Installation & Example

• Install CLI:

                    curl -s https://substreams.streamingfast.io/install.sh | bash
                

• Create new Substreams project:

                    substreams new my_project
                    cd my_project
                

• Sample Rust module:

                    #[substreams::handlers::map]
                    fn map_transfers(params: String) -> Result {
                        // process raw block data and output transfers
                    }
                

• Run it locally:

                    substreams run map_transfers \
                        --start-block 0 \
                        --stop-block +1000 \
                        --package substreams.yaml \
                        --output json
                

• To write to a Postgres sink:

                    substreams-sink-postgres \
                        --config config.yaml \
                        --endpoint https://mainnet.eth.streamingfast.io \
                        --manifest substreams.yaml \
                        map_transfers
                

Substreams-Powered Subgraphs: The Hybrid Model

Concept

Substreams-powered Subgraphs combine the high-performance data extraction of Substreams with the convenient GraphQL querying interface of Subgraphs.

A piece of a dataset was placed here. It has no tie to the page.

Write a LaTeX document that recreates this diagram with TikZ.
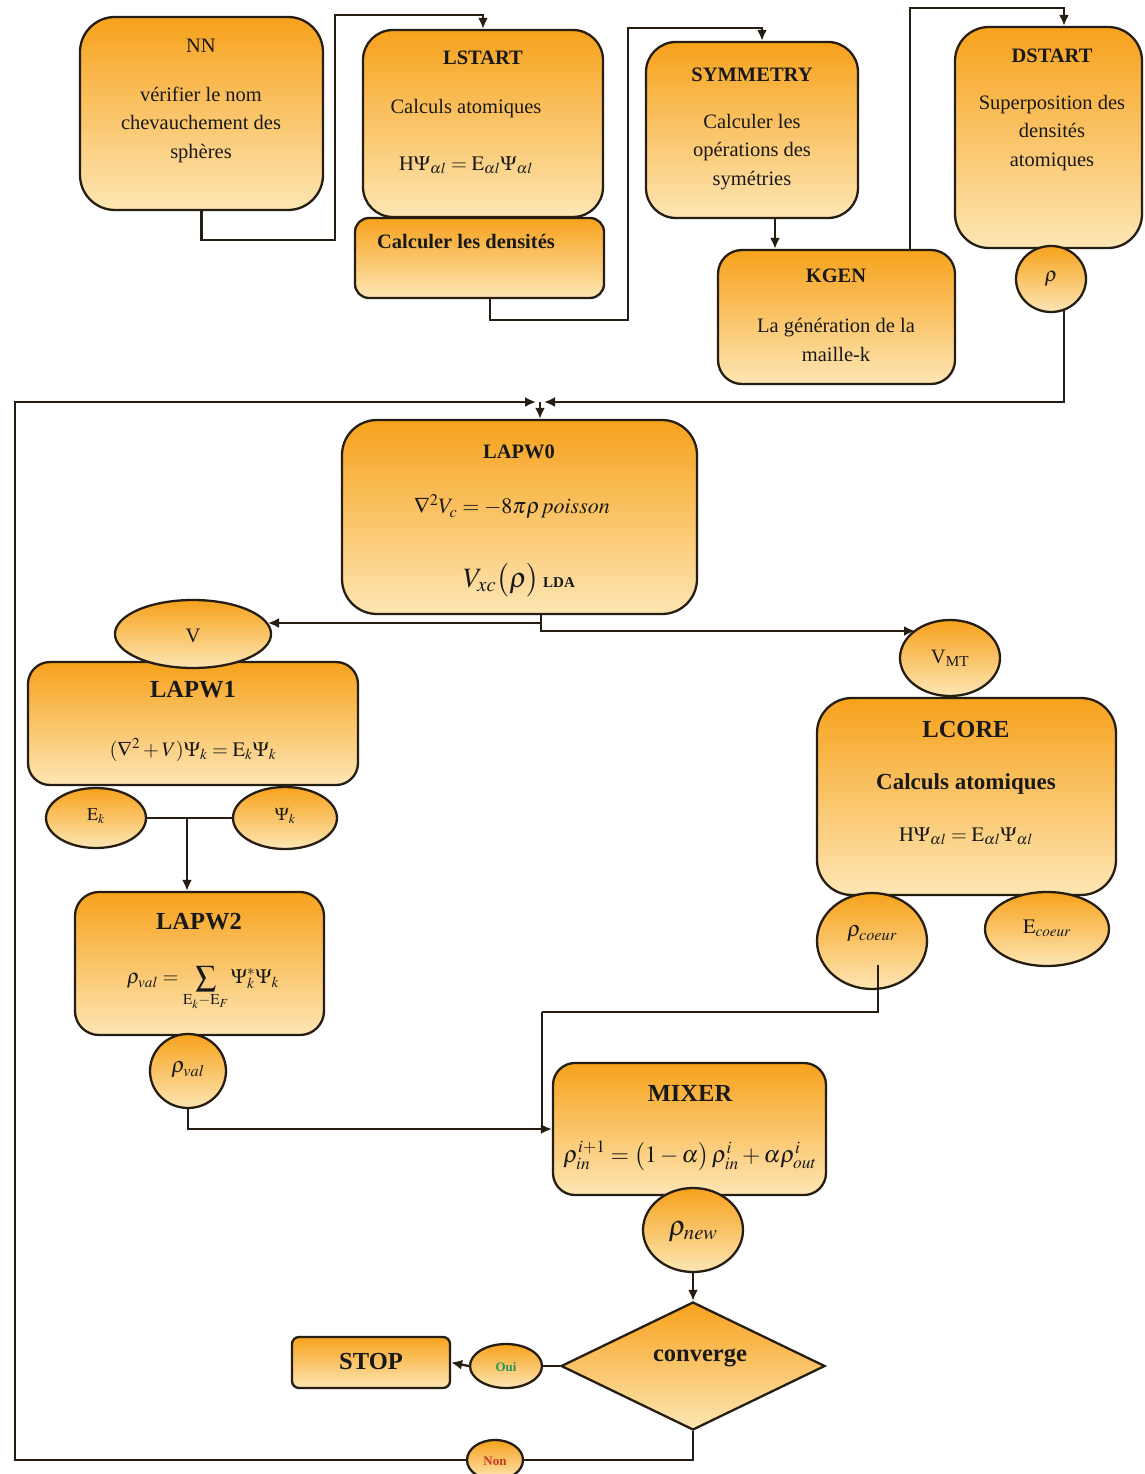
\documentclass[tikz,border=0pt]{standalone}
\usepackage{mathptmx}
\usepackage{fontspec}
\setmainfont{Liberation Serif}
\usetikzlibrary{shapes.geometric,arrows.meta}

\definecolor{otop}{RGB}{247,162,28}
\definecolor{obot}{RGB}{253,230,180}
\definecolor{edge}{RGB}{38,30,18}
\definecolor{ouigreen}{RGB}{40,150,90}
\definecolor{nonred}{RGB}{200,55,40}

\pgfdeclarelayer{paper}
\pgfdeclarelayer{wires}
\pgfsetlayers{paper,wires,main}

\tikzset{
  pbox/.style={draw=edge, line width=2.3pt, top color=otop, bottom color=obot, inner sep=0pt},
  pell/.style={ellipse, pbox},
  wire/.style={draw=edge, line width=2.3pt},
  arr/.style={wire, -{Latex[length=11pt,width=10pt]}},
  txt/.style={font=\fontsize{20.5}{28.5}\selectfont, align=center, inner sep=0pt, text=black!90},
  ttl/.style={font=\fontsize{20.5}{24}\selectfont\bfseries, inner sep=0pt, text=black!90},
  big/.style={font=\fontsize{24.5}{28}\selectfont\bfseries, inner sep=0pt, text=black!90},
}

\begin{document}
\begin{tikzpicture}[x=1pt,y=-1pt]
\useasboundingbox (0,0) rectangle (1144,1474);
\begin{pgfonlayer}{paper}
  \fill[white] (0,0) rectangle (1144,1474);
\end{pgfonlayer}

% ---------- initialisation boxes ----------
\node[pbox, rounded corners=35pt, minimum width=243pt, minimum height=193pt] (nn) at (201.5,113.5) {};
\node[pbox, rounded corners=30pt, minimum width=240pt, minimum height=187pt] (lstart) at (483,123.5) {};
\node[pbox, rounded corners=14pt, minimum width=249pt, minimum height=80pt] (calc) at (479.5,258) {};
\node[pbox, rounded corners=30pt, minimum width=212pt, minimum height=176pt] (sym) at (752,130) {};
\node[pbox, rounded corners=24pt, minimum width=237pt, minimum height=134pt] (kgen) at (836.5,317) {};
\node[pbox, rounded corners=34pt, minimum width=187pt, minimum height=221pt] (dstart) at (1048.5,137.5) {};
\node[pell, minimum width=70pt, minimum height=66pt] (rho) at (1051,279) {};

\node[txt] (nnT) at (201,46) {NN};
\node[txt] (nnB) at (201,124.5) {vérifier le nom\\chevauchement des\\sphères};
\node[ttl] (lsT) at (483,58) {LSTART};
\node[txt] (lsB) at (466,109) {Calculs atomiques};
\node[txt] (lsF) at (466,165) {$\mathrm{H}\Psi_{\alpha l}=\mathrm{E}_{\alpha l}\Psi_{\alpha l}$};
\node[ttl] (calcT) at (466,242) {Calculer les densités};
\node[ttl] (symT) at (752,75) {SYMMETRY};
\node[txt] (symB) at (752,152) {Calculer les\\opérations des\\symétries};
\node[ttl] (kgT) at (836,276) {KGEN};
\node[txt] (kgB) at (836,340) {La génération de la\\maille-k};
\node[ttl] (dsT) at (1052,56) {DSTART};
\node[txt] (dsB) at (1052,133) {Superposition des\\densités\\atomiques};
\node[txt] (rhoT) at (1051,279) {$\rho$};

% ---------- SCF cycle ----------
\node[pbox, rounded corners=35pt, minimum width=355pt, minimum height=194pt] (lapw0) at (519.5,517) {};
\node[pbox, rounded corners=22pt, minimum width=330pt, minimum height=123pt] (lapw1) at (193,723.5) {};
\node[pbox, rounded corners=24pt, minimum width=249pt, minimum height=143pt] (lapw2) at (199.5,963.5) {};
\node[pbox, rounded corners=35pt, minimum width=299pt, minimum height=197pt] (lcore) at (966.5,796.5) {};
\node[pbox, rounded corners=22pt, minimum width=273pt, minimum height=132pt] (mixer) at (689.5,1129) {};
\node[pbox, rounded corners=7pt, minimum width=158pt, minimum height=51pt] (stop) at (371,1362.5) {};
\node[pbox, diamond, minimum width=264pt, minimum height=128pt] (conv) at (693,1366) {};

\node[pell, minimum width=156pt, minimum height=68pt] (v) at (193,634) {};
\node[pell, minimum width=100pt, minimum height=76pt] (vmt) at (950,658) {};
\node[pell, minimum width=100pt, minimum height=60pt] (ek) at (96,818) {};
\node[pell, minimum width=104pt, minimum height=62pt] (psik) at (285,818) {};
\node[pell, minimum width=76pt, minimum height=74pt] (rhoval) at (188,1071) {};
\node[pell, minimum width=110pt, minimum height=96pt] (rhocore) at (872,941) {};
\node[pell, minimum width=124pt, minimum height=74pt] (ecore) at (1047,929) {};
\node[pell, minimum width=100pt, minimum height=84pt] (rhonew) at (693,1230) {};
\node[pell, minimum width=72pt, minimum height=44pt] (oui) at (506,1366) {};
\node[pell, minimum width=56pt, minimum height=40pt] (non) at (495,1460) {};

\node[ttl] (l0T) at (519,452) {LAPW0};
\node[txt, font=\fontsize{22}{26}\selectfont] (l0A) at (512,507) {$\nabla^{2}V_{c}=-8\pi\rho\,\mathit{poisson}$};
\node[txt] (l0B) at (519,580) {{\fontsize{28}{30}\selectfont$V_{xc}\bigl(\rho\bigr)$}\,{\fontsize{15}{18}\selectfont\bfseries LDA}};
\node[txt] (vT) at (193,636) {V};
\node[big] (l1T) at (193,690) {LAPW1};
\node[txt] (l1F) at (193,750) {$(\nabla^{2}+V)\Psi_{k}=\mathrm{E}_{k}\Psi_{k}$};
\node[txt, font=\fontsize{18}{20}\selectfont] (ekT) at (96,816) {$\mathrm{E}_{k}$};
\node[txt, font=\fontsize{18}{20}\selectfont] (psikT) at (285,816) {$\Psi_{k}$};
\node[big] (l2T) at (199,922) {LAPW2};
\node[txt] (l2F) at (203,988) {$\rho_{val}=\displaystyle\sum_{\mathrm{E}_{k}-\mathrm{E}_{F}}\Psi_{k}^{*}\Psi_{k}$};
\node[txt, font=\fontsize{22}{24}\selectfont] (rvT) at (188,1070) {$\rho_{val}$};
\node[big] (lcT) at (966,730) {LCORE};
\node[ttl, font=\fontsize{23}{26}\selectfont\bfseries] (lcA) at (966,784) {Calculs atomiques};
\node[txt] (lcF) at (966,836) {$\mathrm{H}\Psi_{\alpha l}=\mathrm{E}_{\alpha l}\Psi_{\alpha l}$};
\node[txt] (vmtT) at (950,658) {V\textsubscript{MT}};
\node[txt, font=\fontsize{22}{24}\selectfont] (rcT) at (872,934) {$\rho_{coeur}$};
\node[txt] (ecT) at (1047,928) {$\mathrm{E}_{coeur}$};
\node[big] (mxT) at (690,1093) {MIXER};
\node[txt, font=\fontsize{23.5}{28}\selectfont] (mxF) at (690,1156) {$\rho_{in}^{i+1}=\bigl(1-\alpha\bigr)\,\rho_{in}^{i}+\alpha\rho_{out}^{i}$};
\node[txt, font=\fontsize{28}{30}\selectfont] (rnT) at (693,1232) {$\rho_{new}$};
\node[big] (cvT) at (700,1358) {converge};
\node[big] (stT) at (371,1361) {STOP};
\node[txt, font=\fontsize{13}{15}\selectfont\bfseries, text=ouigreen] (ouiT) at (506,1367) {Oui};
\node[txt, font=\fontsize{13}{15}\selectfont\bfseries, text=nonred] (nonT) at (495,1461) {Non};

% ---------- connectors ----------
\begin{pgfonlayer}{wires}
  \draw[arr] (nn.south) -- (201.5,240) -- (335,240) -- (335,15) -- (483,15) -- (lstart.north);
  \draw[arr] ([xshift=10.5pt]calc.south) -- (490,320) -- (628,320) -- (628,28) -- (762,28) -- ([xshift=10pt]sym.north);
  \draw[arr] ([xshift=23pt]sym.south) -- ([xshift=-61.5pt]kgen.north);
  \draw[arr] ([xshift=73.5pt]kgen.north) -- (910,8) -- (1064,8) -- ([xshift=15.5pt]dstart.north);
  \draw[arr] ([xshift=13pt]rho.center) -- (1064,402) -- (544,402);
  \draw[arr] (non.west) -- (15,1460) -- (15,402) -- (536,402);
  \draw[arr] (540,402) -- ([xshift=20.5pt]lapw0.north);
  \draw[arr] ([xshift=21.5pt]lapw0.south) -- (541,623) -- (268,623);
  \draw[arr] (541,623) -- (541,631) -- (915,631);
  \draw[wire] (ek.east) -- (psik.west);
  \draw[arr] (187,818) -- ([xshift=-12.5pt]lapw2.north);
  \draw[arr] (rhoval.center) -- (188,1129) -- (mixer.west);
  \draw[wire] (542,1012) -- (542,1129);
  \draw[arr] (rhonew.center) -- (conv.north);
  \draw[wire] (conv.west) -- (oui.east);
  \draw[arr] (oui.west) -- (stop.east);
  \draw[wire] (conv.south) -- (693,1460) -- (non.east);
\end{pgfonlayer}
\draw[wire] ([xshift=6pt,yshift=-24pt]rhocore.center) -- (878,1012) -- (542,1012);
\end{tikzpicture}
\end{document}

This hybrid approach lets you use Substreams to handle the heavy lifting—parallel block processing, filtering, transforming, deduping—and then pass the result into a Graph Node using a special sink.

From there, you get the best of both worlds:

• Performance of Substreams
• GraphQL API of Subgraphs

Your data flows is:

• Chain → Substreams → Protobuf → Substreams Sink (Graph) → Graph Node → PostgreSQL → GraphQL

How It Works

1. You write and compile your Substreams modules in Rust.
2. You package the Protobuf definitions into a `.spkg` file.
3. In your Subgraph’s `subgraph.yaml`, you reference that `.spkg` file and specify which module to consume.
4. The Graph Node listens to the Substreams output and stores it like any other entity.
5. You can still use AssemblyScript to apply last-mile transformations, or map Protobufs directly to entities.

When to Use

Substreams is ideal for:

• Teams who need both speed and a queryable API.
• DApps with large or complex indexing needs.
• Hybrid dev teams (Rust + TypeScript).
• Replacing multiple Subgraphs with one scalable Substreams pipeline.

Sample Flow

1. `map_transfers.rs` in Rust emits a structured list of token transfers.
2. `substreams.spkg` is built and referenced in your Subgraph.
3. Entities like `Transfer` are created based on that data.
4. Graph Node stores everything in PostgreSQL and serves via GraphQL.

The end result: you get a fast, scalable indexing engine backed by a developer-friendly API layer.

Installation & Example

• Write your Substreams in Rust: same as in substreams

• Build your package:

                    substreams build
                

• Reference Substreams in `subgraph.yaml`

                    specVersion: 0.0.5
                    features:
                        - substreams

                    substreams:
                        package: "./substreams.spkg"
                        module: map_transfers
                

• Write mappings in AssemblyScript (optional):
If needed, to transform incoming data before storing.

• Deploy to The Graph:

                    graph deploy --product hosted-service 'GITHUB_USER'/'SUBGRAPH_NAME'
                

Now your data flows like this:

• Chain → Substreams (Rust) → Subgraph → PostgreSQL → GraphQL

Final Comparison

Which Should You Use?

• If you need a quick, queryable data source for a smart contract—start with a Subgraph.
• If you’re building data infrastructure, analytics, or custom pipelines—go with Substreams.
• If you need both, or you’ve hit the performance ceiling of a Subgraph—switch to a Substreams-powered Subgraph.

Think of it like this:

• Subgraph are the fastest to build.
• Substreams are the fastest to run.
• Substreams-powered Subgraph scale like crazy *and* give you an API.